Mr Ghosh hinted at a possible motive behind the protests, saying, "I find it very interesting. People are very excited about Shaheen Bagh because women and children are protesting there day and night. Some say they are getting 500 rupees every day. This may or may not be the case. But the truth about the Popular Front of India has come out. The truth about Shaheen Bagh will also emerge. We will make sure it does."

The Uttar Pradesh police has alleged that the Popular Front of India, a Delhi-based group with a strong base in Kerala and Karnataka, was behind the violence in the state last month. 

The demonstration at Shaheen Bagh, which has been going on for over a month now, has become the face of protests against the Citizenship Amendment Act, National Register of Citizens and the National Population Register. It has also inspired similar protests in other parts of the country, including Kolkata, Mumbai and Uttar Pradesh's Prayagraj, over the last few weeks.

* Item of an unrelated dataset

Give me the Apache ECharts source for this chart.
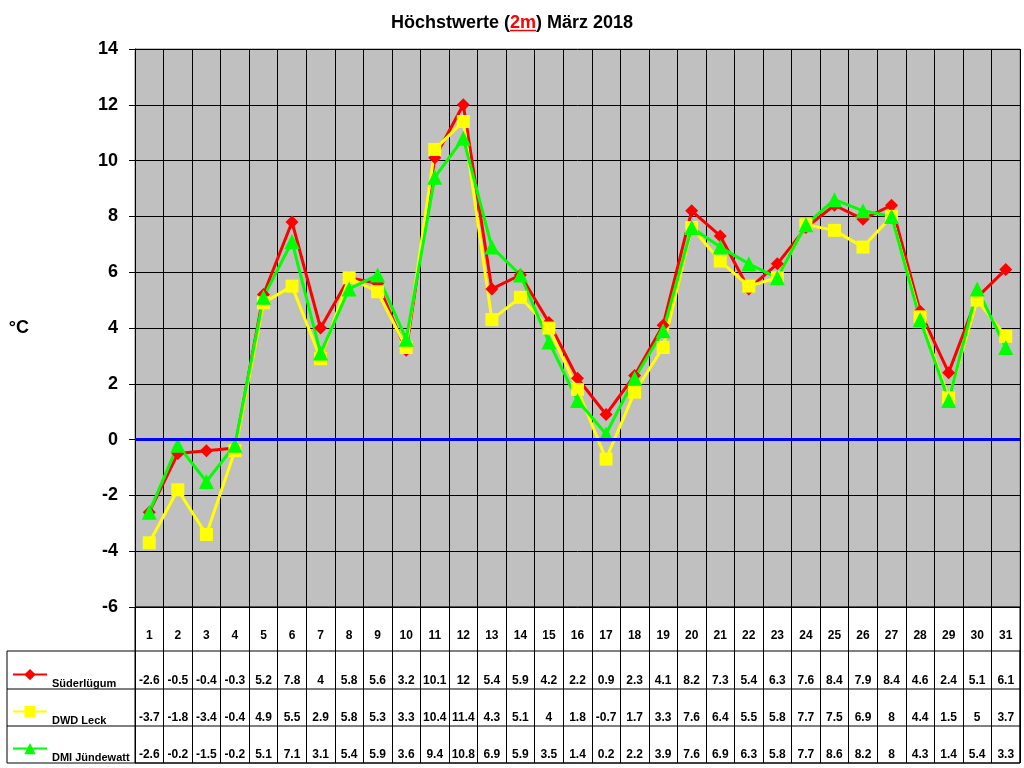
<!DOCTYPE html>
<html>
<head>
<meta charset="utf-8">
<script src="https://cdn.jsdelivr.net/npm/echarts@6/dist/echarts.min.js"></script>
<style>
  html, body { margin: 0; padding: 0; background: #fff; }
  #chart { width: 1024px; height: 768px; }
</style>
</head>
<body>
<div id="chart"></div>
<script>
// Tage im März
var days = ['1','2','3','4','5','6','7','8','9','10','11','12','13','14','15','16',
            '17','18','19','20','21','22','23','24','25','26','27','28','29','30','31'];

// Höchstwerte 2m in °C
var suederluegum = [-2.6,-0.5,-0.4,-0.3,5.2,7.8,4,5.8,5.6,3.2,10.1,12,5.4,5.9,4.2,2.2,
                    0.9,2.3,4.1,8.2,7.3,5.4,6.3,7.6,8.4,7.9,8.4,4.6,2.4,5.1,6.1];
var dwdLeck = [-3.7,-1.8,-3.4,-0.4,4.9,5.5,2.9,5.8,5.3,3.3,10.4,11.4,4.3,5.1,4,1.8,
               -0.7,1.7,3.3,7.6,6.4,5.5,5.8,7.7,7.5,6.9,8,4.4,1.5,5,3.7];
var dmiJuendewatt = [-2.6,-0.2,-1.5,-0.2,5.1,7.1,3.1,5.4,5.9,3.6,9.4,10.8,6.9,5.9,3.5,1.4,
                     0.2,2.2,3.9,7.6,6.9,6.3,5.8,7.7,8.6,8.2,8,4.3,1.4,5.4,3.3];

var seriesNames = ['Süderlügum', 'DWD Leck', 'DMI Jündewatt'];

var font = 'Arial, "Liberation Sans", sans-serif';

var myChart = echarts.init(document.getElementById('chart'));

// Zeilen der Datentabelle unter dem Diagramm (je eine Kategorienachse)
function tableRow(values, margin) {
    return {
        type: 'category',
        gridIndex: 0,
        position: 'bottom',
        boundaryGap: true,
        data: values.map(function (v) { return String(v); }),
        axisLine: { show: false },
        axisTick: { show: false },
        splitLine: { show: false },
        axisLabel: {
            interval: 0,
            margin: margin,
            color: '#000',
            fontFamily: font,
            fontWeight: 'bold',
            fontSize: 12
        }
    };
}

// Legendenschlüssel links in der Tabelle, je Zeile eine Legende
function tableKey(name, top) {
    return {
        orient: 'vertical',
        left: 12,
        top: top,
        padding: 0,
        itemWidth: 34,
        itemHeight: 14,
        selectedMode: false,
        formatter: '{n|{name}}',
        textStyle: {
            rich: {
                n: { fontFamily: font, fontWeight: 'bold', fontSize: 11, color: '#000',
                     lineHeight: 30, verticalAlign: 'bottom' }
            }
        },
        data: [name]
    };
}

var option = {
    backgroundColor: '#fff',
    animation: false,
    title: {
        text: '{a|Höchstwerte (}{r|2m}{a|) März 2018}',
        left: 'center',
        top: 9,
        textStyle: {
            rich: {
                a: { fontFamily: font, fontWeight: 'bold', fontSize: 18, color: '#000' },
                r: { fontFamily: font, fontWeight: 'bold', fontSize: 18, color: '#FF0000' }
            }
        }
    },
    legend: [
        tableKey(seriesNames[0], 669),
        tableKey(seriesNames[1], 706),
        tableKey(seriesNames[2], 743)
    ],
    grid: [
        {
            left: 135,
            right: 4,
            top: 49,
            bottom: 161,
            outerBoundsMode: 'none',
            show: true,
            backgroundColor: '#C0C0C0',
            borderColor: '#808080',
            borderWidth: 1
        },
        {
            // Spalten der Datentabelle
            left: 135,
            right: 4,
            top: 607,
            height: 156,
            outerBoundsMode: 'none',
            show: true,
            backgroundColor: 'transparent',
            borderColor: '#000',
            borderWidth: 1
        }
    ],
    xAxis: [
        {
            type: 'category',
            gridIndex: 0,
            data: days,
            boundaryGap: true,
            axisLine: { show: true, lineStyle: { color: '#000', width: 1 } },
            axisTick: { show: false },
            splitLine: { show: true, interval: 0, lineStyle: { color: '#000', width: 1 } },
            axisLabel: {
                interval: 0,
                margin: 23,
                color: '#000',
                fontFamily: font,
                fontWeight: 'bold',
                fontSize: 12
            }
        },
        tableRow(suederluegum, 68),
        tableRow(dwdLeck, 105),
        tableRow(dmiJuendewatt, 142),
        {
            type: 'category',
            gridIndex: 1,
            data: days,
            boundaryGap: true,
            axisLine: { show: false },
            axisTick: { show: false },
            axisLabel: { show: false },
            splitLine: { show: true, interval: 0, lineStyle: { color: '#000', width: 1 } }
        }
    ],
    yAxis: [
        {
            type: 'value',
            gridIndex: 0,
            min: -6,
            max: 14,
            interval: 2,
            name: '°C',
            nameLocation: 'middle',
            nameRotate: 0,
            nameGap: 106,
            nameTextStyle: { fontFamily: font, fontWeight: 'bold', fontSize: 18, color: '#000' },
            axisLine: { show: true, lineStyle: { color: '#000', width: 1 } },
            axisTick: { show: true, length: 6, lineStyle: { color: '#000' } },
            splitLine: { show: true, lineStyle: { color: '#000', width: 1 } },
            axisLabel: {
                margin: 17,
                color: '#000',
                fontFamily: font,
                fontWeight: 'bold',
                fontSize: 18
            }
        },
        {
            type: 'value',
            gridIndex: 1,
            show: false
        }
    ],
    series: [
        {
            name: seriesNames[0],
            type: 'line',
            data: suederluegum,
            symbol: 'diamond',
            symbolSize: 13,
            color: '#FF0000',
            lineStyle: { width: 3, color: '#FF0000' },
            itemStyle: { color: '#FF0000' },
            markLine: {
                silent: true,
                symbol: ['none', 'none'],
                label: { show: false },
                lineStyle: { color: '#0000FF', width: 3, type: 'solid' },
                data: [{ yAxis: 0 }]
            }
        },
        {
            name: seriesNames[1],
            type: 'line',
            data: dwdLeck,
            symbol: 'rect',
            symbolSize: 13,
            color: '#FFFF00',
            lineStyle: { width: 3, color: '#FFFF00' },
            itemStyle: { color: '#FFFF00' }
        },
        {
            name: seriesNames[2],
            type: 'line',
            data: dmiJuendewatt,
            symbol: 'triangle',
            symbolSize: 15,
            color: '#00FF00',
            lineStyle: { width: 3, color: '#00FF00' },
            itemStyle: { color: '#00FF00' }
        }
    ],
    // Rahmen der Datentabelle, Unterstreichung von "2m" im Titel
    graphic: [
        { type: 'rect', silent: true, shape: { x: 7, y: 651, width: 1013, height: 112 },
          style: { fill: 'none', stroke: '#000', lineWidth: 1 } },
        { type: 'line', silent: true, shape: { x1: 7, y1: 689, x2: 1020, y2: 689 },
          style: { stroke: '#000', lineWidth: 1 } },
        { type: 'line', silent: true, shape: { x1: 7, y1: 726, x2: 1020, y2: 726 },
          style: { stroke: '#000', lineWidth: 1 } },
        { type: 'line', silent: true, shape: { x1: 510, y1: 30.5, x2: 536, y2: 30.5 },
          style: { stroke: '#FF0000', lineWidth: 1.5 } }
    ]
};

myChart.setOption(option);
</script>
</body>
</html>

The country has witnessed protests since December last year, when the government enacted the controversial law that makes it easier for non-Muslims migrants from Pakistan, Afghanistan and Bangladesh to become Indian citizens. However, critics say that the law is against the secular principles of the country and is likely to pose a threat to the country's Muslim community when enacted alongside the National Register of Citizens.

This is not the first time Dilip Ghosh has targeted those protesting the Citizenship Amendment Act. Over a week ago, he said that "parasites" who claim they won't furnish documents in keeping with the law will soon have to shy away from showing their very faces in public. On January 12, he praised BJP-ruled states like Uttar Pradesh, Assam and Karnataka for shooting down those who destroyed public property like "dogs" while denouncing Chief Minister Mamata Banerjee for not doing the same in Bengal.